What is physical literacy?
While literacy is a common phrase in schools when referring to learning how to read and write, physical literacy, the subject of this blog, is something that personal trainers and fitness instructors need to be aware of.
Essentially, physical literacy is about introducing children to different forms of movement and exercise from a young age.
These can include jumping, hopping and skipping, as well as throwing, catching and kicking a ball. In short, all of the fundamental skills a child will develop while carrying out physical activities in the playground or in PE lessons.
The Physical Literacy website (www.physicalliteracy.org.uk) defines it as:
“a disposition to capitalize on the human embodied capability, wherein the individual has: the motivation, confidence, physical competence, knowledge and understanding to value and take responsibility for maintaining purposeful physical pursuits/activities throughout the lifecourse.”
Why does a child need physical literacy?
If a child has good physical literacy skills, they are more likely to be active as they are growing up and to both enjoy and perform well at sports.
This can help them live a healthier lifestyle and develop skills such as proprioception (see our blog on How to improve proprioception), as well as improving their confidence levels and getting them used to ideas such as reaching goals and teamwork.
In recent years, with the rise of computer and console games and the decline in playing outdoors, children have become less physically active. Children’s physical literacy skills are generally at a lower level than that of children of two generations ago and childhood obesity has increased.
When is the right time to learn physical literacy skills?
Ideally children should develop these skills before adolescence, when they will experience growth spurts. However, teenagers and adults can also work on improving their physical literacy skills (see our blog on Gym instruction for adolescents).
What are the fundamental aspects of physical literacy?
Although some children are destined for careers in sports or in the fitness industry, such as personal training or sports therapist, everyone can be physically literate to some degree and at all stages of life.
As well as competence, physical literacy represents an individual’s commitment to be active and to take responsibility for their own fitness. It encompasses their motivation and the enjoyment they gain from participation in sport, games or other physical activities.
As each individual is different, progress should be measured by their own individual achievements, rather than a common standard.
Movement and sports skills
Within physical literacy, there is a range of basic movements that should be learned.

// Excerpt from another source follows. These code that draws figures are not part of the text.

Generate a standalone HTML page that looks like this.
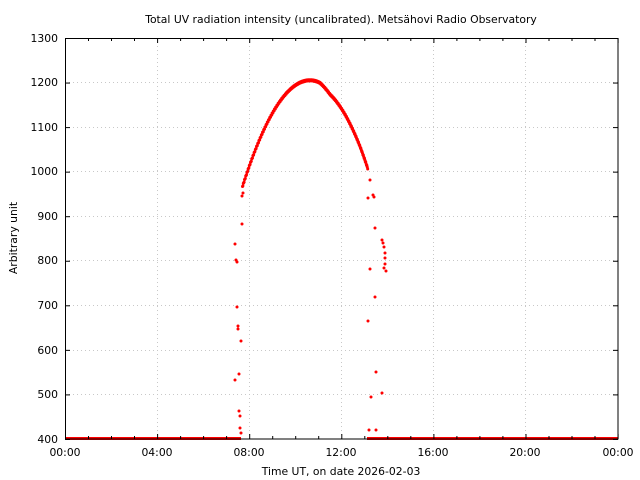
<!DOCTYPE html>
<html><head><style>
html,body{margin:0;padding:0;background:#fff;}
svg{display:block;font-family:"DejaVu Sans",sans-serif;}
</style></head><body>
<svg id="s" width="640" height="480" xmlns="http://www.w3.org/2000/svg">
<rect width="640" height="480" fill="#fff"/>
<g stroke="#c8c8c8" stroke-dasharray="1,3" stroke-width="1">
<line x1="157.5" y1="38" x2="157.5" y2="439"/><line x1="249.5" y1="38" x2="249.5" y2="439"/>
<line x1="341.5" y1="38" x2="341.5" y2="439"/><line x1="433.5" y1="38" x2="433.5" y2="439"/>
<line x1="525.5" y1="38" x2="525.5" y2="439"/>
<line x1="65" y1="82.5" x2="618" y2="82.5"/><line x1="65" y1="127.5" x2="618" y2="127.5"/>
<line x1="65" y1="171.5" x2="618" y2="171.5"/><line x1="65" y1="216.5" x2="618" y2="216.5"/>
<line x1="65" y1="260.5" x2="618" y2="260.5"/><line x1="65" y1="305.5" x2="618" y2="305.5"/>
<line x1="65" y1="350.5" x2="618" y2="350.5"/><line x1="65" y1="394.5" x2="618" y2="394.5"/>
</g>
<g id="pts" fill="#ff0000"></g>
<rect x="65.5" y="38.5" width="552.5" height="400.5" fill="none" stroke="#000" stroke-width="1"/>
<g stroke="#000" id="ticks"></g>
<g font-size="10.8" fill="#000" text-anchor="end">
<text x="58" y="42">1300</text><text x="58" y="86">1200</text><text x="58" y="131">1100</text>
<text x="58" y="175">1000</text><text x="58" y="220">900</text><text x="58" y="264">800</text>
<text x="58" y="309">700</text><text x="58" y="354">600</text><text x="58" y="398">500</text>
<text x="58" y="443">400</text>
</g>
<g font-size="10.8" fill="#000" text-anchor="middle">
<text x="65" y="456">00:00</text><text x="157" y="456">04:00</text><text x="249" y="456">08:00</text>
<text x="341" y="456">12:00</text><text x="433" y="456">16:00</text><text x="525" y="456">20:00</text>
<text x="618" y="456">00:00</text>
<text x="341" y="475">Time UT, on date 2026-02-03</text>
<text x="341" y="23">Total UV radiation intensity (uncalibrated). Metsähovi Radio Observatory</text>
</g>
<text font-size="10.8" text-anchor="middle" transform="translate(17,238) rotate(-90)">Arbitrary unit</text>
</svg>
<script>
var g=document.getElementById('pts'),t=document.getElementById('ticks'),h='',tk='';
function c(x,y){h+='<circle cx="'+x+'" cy="'+y+'" r="1.5"/>';}
h+='<rect x="65" y="437" width="176" height="3"/><rect x="367" y="437" width="251" height="3"/>';
for(var x=242.5;x<=368;x+=0.4){var d=x-310,v;
 if(d<0)v=1205-0.0523*d*d;else v=1205-0.0594*d*d;
 if(x>320&&x<330)v-=8*(x-320)/10;else if(x>=330)v-=8*Math.max(0,1-(x-330)/30);
 c(x,439-(v-400)*0.4456+((Math.round(x*10)*7)%3-1)*0.6);}
[[235,244],[236,260],[237,262],[237,307],[238,326],[238,329],[241,341],[235,380],[239,374],[239,411],[240,416],[240,428],[242,224],[243,193],[242,196],[241,433],[368,198],[370,180],[370,269],[368,321],[371,397],[373,195],[374,197],[375,228],[375,297],[376,372],[376,430],[382,240],[383,243],[384,247],[385,253],[385,258],[385,264],[384,268],[386,271],[382,393],[369,430]].forEach(function(p){c(p[0],p[1]);});
g.innerHTML=h;
for(var i=0;i<=6;i++){var X=65.5+i*92.1;tk+='<line x1="'+X+'" y1="439" x2="'+X+'" y2="434"/><line x1="'+X+'" y1="38" x2="'+X+'" y2="43"/>';
 for(var j=1;j<4;j++){if(i<6){var m=X+j*23;tk+='<line x1="'+m+'" y1="439" x2="'+m+'" y2="436"/><line x1="'+m+'" y1="38" x2="'+m+'" y2="41"/>';}}}
for(var k=0;k<=9;k++){var Y=38.5+k*44.55;tk+='<line x1="65" y1="'+Y+'" x2="70" y2="'+Y+'"/><line x1="618" y1="'+Y+'" x2="613" y2="'+Y+'"/>';}
t.innerHTML=tk;
</script>
</body></html>
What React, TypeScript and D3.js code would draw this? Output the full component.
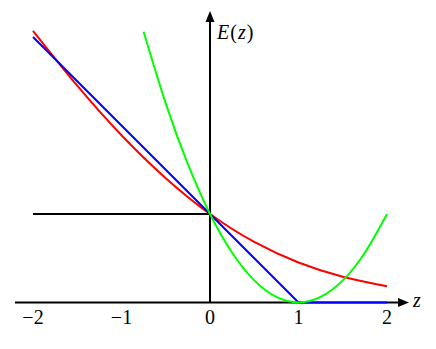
import React from "react";
import * as d3 from "d3";

const xTicks = [-2, -1, 0, 1, 2];
const xTickLabels = ["\u22122", "\u22121", "0", "1", "2"];

// values
const blueZ = [-2, 1, 2];
const blueE = [3, 0, 0];
const redZ = [-2, -1.5, -1, -0.5, 0, 0.5, 1, 1.5, 2];
const redE = [3.07, 2.45, 1.89, 1.405, 1, 0.684, 0.452, 0.291, 0.183];
const greenZ = [-0.75, -0.5, -0.25, 0, 0.25, 0.5, 0.75, 1, 1.25, 1.5, 1.75, 2];
const greenE = [3.06, 2.25, 1.5625, 1, 0.5625, 0.25, 0.0625, 0, 0.0625, 0.25, 0.5625, 1];
const blackZ = [-2, 0];
const blackE = [1, 1];

export default function App() {
  const W = 436, H = 349;
  const x = d3.scaleLinear().domain([-2, 2]).range([33, 387]);
  const y = d3.scaleLinear().domain([0, 3]).range([302.5, 37]);
  const mk = (zs: number[], es: number[], curve: d3.CurveFactory) =>
    d3.line<number>().x((_, i) => x(zs[i])).y((_, i) => y(es[i])).curve(curve)(zs) || "";
  const x0 = x(0), y0 = y(0);
  const font = "'Liberation Serif', 'DejaVu Serif', serif";
  return (
    <svg width={W} height={H} style={{ position: "absolute", left: 0, top: 0, background: "#fff" }}>
      {/* axes */}
      <line x1={15} x2={400} y1={y0} y2={y0} stroke="#000" strokeWidth={2} />
      <path d={`M${409},${y0} L${398},${y0 - 4.5} L${398},${y0 + 4.5} Z`} fill="#000" />
      <line x1={x0} x2={x0} y1={y0} y2={20} stroke="#000" strokeWidth={2} />
      <path d={`M${x0},${11} L${x0 - 4.5},${22} L${x0 + 4.5},${22} Z`} fill="#000" />
      {xTicks.map((t, i) => (
        <text key={t} x={x(t)} y={324} textAnchor="middle" fontFamily={font} fontSize={20} fill="#000">
          {xTickLabels[i]}
        </text>
      ))}
      <text x={413} y={307} fontFamily={font} fontSize={20} fontStyle="italic" fill="#000">z</text>
      <text x={217} y={39} fontFamily={font} fontSize={20} fill="#000" letterSpacing={1}>
        <tspan fontStyle="italic">E</tspan>(<tspan fontStyle="italic">z</tspan>)
      </text>
      <path d={mk(blackZ, blackE, d3.curveLinear)} fill="none" stroke="#000" strokeWidth={2} />
      <path d={mk(redZ, redE, d3.curveNatural)} fill="none" stroke="#ff0000" strokeWidth={2} />
      <path d={mk(blueZ, blueE, d3.curveLinear)} fill="none" stroke="#0000ff" strokeWidth={2} />
      <path d={mk(greenZ, greenE, d3.curveNatural)} fill="none" stroke="#00ff00" strokeWidth={2} />
    </svg>
  );
}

These include “sending” skills, such as throwing, kicking and striking, all of which will be practiced by a child learning football, for example; and “receiving” skills such as catching and trapping, which are used in a variety of sports.
Locomotor skills range from basic movements such as walking, running, jumping and balance to more complex activities, including swimming, cycling, skipping, skating and skiing.
All of these activities can be carried out as part of unstructured play or within a sporting context.
What are the key environments for physical literacy skills?
Skills can be learned and developed at home, in the garden, in the park, at school and at sporting clubs.
While most activities are carried out on the ground, some take place in the air, for example gymnastics, diving or heading a ball. Others, such as swimming, take place in water, and activities such as skating, snowboarding and skiing take place on snow and ice.
In conclusion, physical literacy brings benefits to all. By experiencing a range of activities from a young age, individuals can enjoy the health, lifestyle and psychological benefits throughout their lives.